I passed the cable through the foam and the “infamous ceiling hole,” masked everything, and…
The result? A lot of noise for almost no fog. 😂
The fogger’s power is ridiculously low for the terrarium’s air volume — it produces a tiny puff of mist around the container and that’s it.
I’m seriously considering removing it altogether.

 


 

LESSONS LEARNED

So yes — the mistakes weren’t tragic, but avoiding them would’ve made the process way smoother and faster.
Still, I’m glad they happened — next time I’ll know better.

 


 

🛠️ The Transformation Process

Here’s how I turned an IKEA Milsbo cabinet into a terrarium:

  • Disassembled the cabinet.

  • Covered three (out of four) vertical walls of the base tank with polyurethane foam — leaving the front panel transparent.

  • Inserted wood pieces and small pots into the foam to hold plants later on.

  • Applied black vinyl to the outside of the glass panels.

  • Replaced the broken side panel with dibond → foamed → shaped → sealed.

  • After drying, cut the foam to mimic a vertical forest wall.


Then I coated the foam generously with adhesive, pressed in cocoa peat, and let it dry.

Once all pieces were ready, I assembled the whole puzzle — placed the tank at the bottom and rebuilt the cabinet around it.
After mounting the walls and ceiling, I filled in the seams with foam, trimmed, glued, and re-coated with cocoa peat.

Then came cleaning: vacuumed all foam and peat residue, wiped down the tank with alcohol, and prepped the substrate.

 


 

🌱 The Substrate

I started with a 5 cm layer of Stratum (a porous volcanic soil, originally used for aquariums).
It’s commonly called a “drainage layer,” but technically it acts as a moisture buffer — as long as you don’t overwater it.
Luckily, the tank wall is transparent, so I can monitor the moisture level easily.

Then came my aroid mix, made in-house: cocoa peat, perlite, bark, pumice, vermiculite, a bit of Stratum, leca, and moss — plus some decorative stones.

One of the rocks (a Sansibar aquarium stone) has holes filled with moss where I planted small cuttings.

For watering, I used boiled and cooled water with hydrogen peroxide (1:10 ratio).
After soaking everything, I placed a hygrometer + thermometer inside to monitor humidity and temperature.

 


 

🌿 The Planting Moment

Important note: I didn’t remove any plant from its nursery pot — makes it way easier to handle if something goes wrong later.

 

Because I’m obsessed with shingling plants, I started with those.
(Shinglers = tropical epiphytes that climb vertical surfaces, attaching tightly with aerial roots. Their leaves overlap like scales.)

The lineup:

  • 3 Marcgravia species — sintenisii, umbellata, El Coca

  • 6 Rhaphidophora species — puberula variegata, korthalsii variegata, tenuis silver, cryptantha, tenuis, hayi

  • Cuttings of Pothos scandens

  • 2 Syngonium erythrophyllum (botanical form)
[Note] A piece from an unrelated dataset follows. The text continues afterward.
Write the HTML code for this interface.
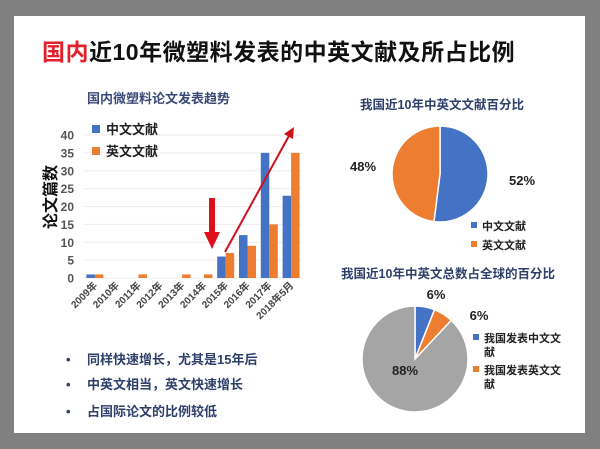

  • 2 Anthurium — polyschistum and papillilaminum

  • Philodendron Burle Marx Fantasy cuttings

  • 6 Begonia species — sp. Daun Hitam, sp. Sumatra, sp. Julau, amphioxus, brevirimosa, darthvaderiana × amphioxus

  • 5 Piper species — sp. Ecuador, sp. Indonesia, argyrites, crocatum, parmatum

  • 1 Biophytum (RIP — didn’t make it 💀)

  • 1 Ludisia discolor (terrestrial orchid)

  • 1 Monstera obliqua Peru cutting

  • 1 Dischidia (still growing in its original snail shell setup 🐚)

  • 1 Vanilla planifolia orchid

I wrapped the plant bases in moist sphagnum moss and watered generously — both the substrate and vertical walls.
I also used some live sphagnum and moss collected from Băneasa Forest (which, let’s say, didn’t love the transition, but I’m not giving up yet 😅).

 


 

The First Weeks

Within a week, terrarium mold appeared — totally normal.
It’s what specialists call “terrarium mold,” a temporary stage during the first 3–4 weeks as the ecosystem stabilizes and springtails (tiny soil-cleaning insects) colonize the substrate.

Obviously, I didn’t have the patience to wait that long, so I sprayed everything with hydrogen peroxide and got rid of the mold in about a week.

 


 

6 Weeks Later…

It’s been a month and a half since I finished it, and most plants are thriving in 97–98% humidity.
Some lost leaves, a few Pipers had root issues, but all bounced back and are now producing new growth.

The newest leaves — grown entirely inside the terrarium — are significantly larger than the old ones.
Many plants have already attached their aerial roots to wood, walls, or substrate.
And those roots? Absolute poetry. Thick, fluffy, healthy perfection. ❤️

(video with current terrarium)

And yes — since I planted so many species, the initial “biophilic design” concept went completely out the window.
I basically spent two weeks turning an IKEA cabinet into… another propagation station. 😅

But honestly?
I regret nothing. 🌿

 


 

That’s all for now, friends.
Promise I’ll be back with updates soon.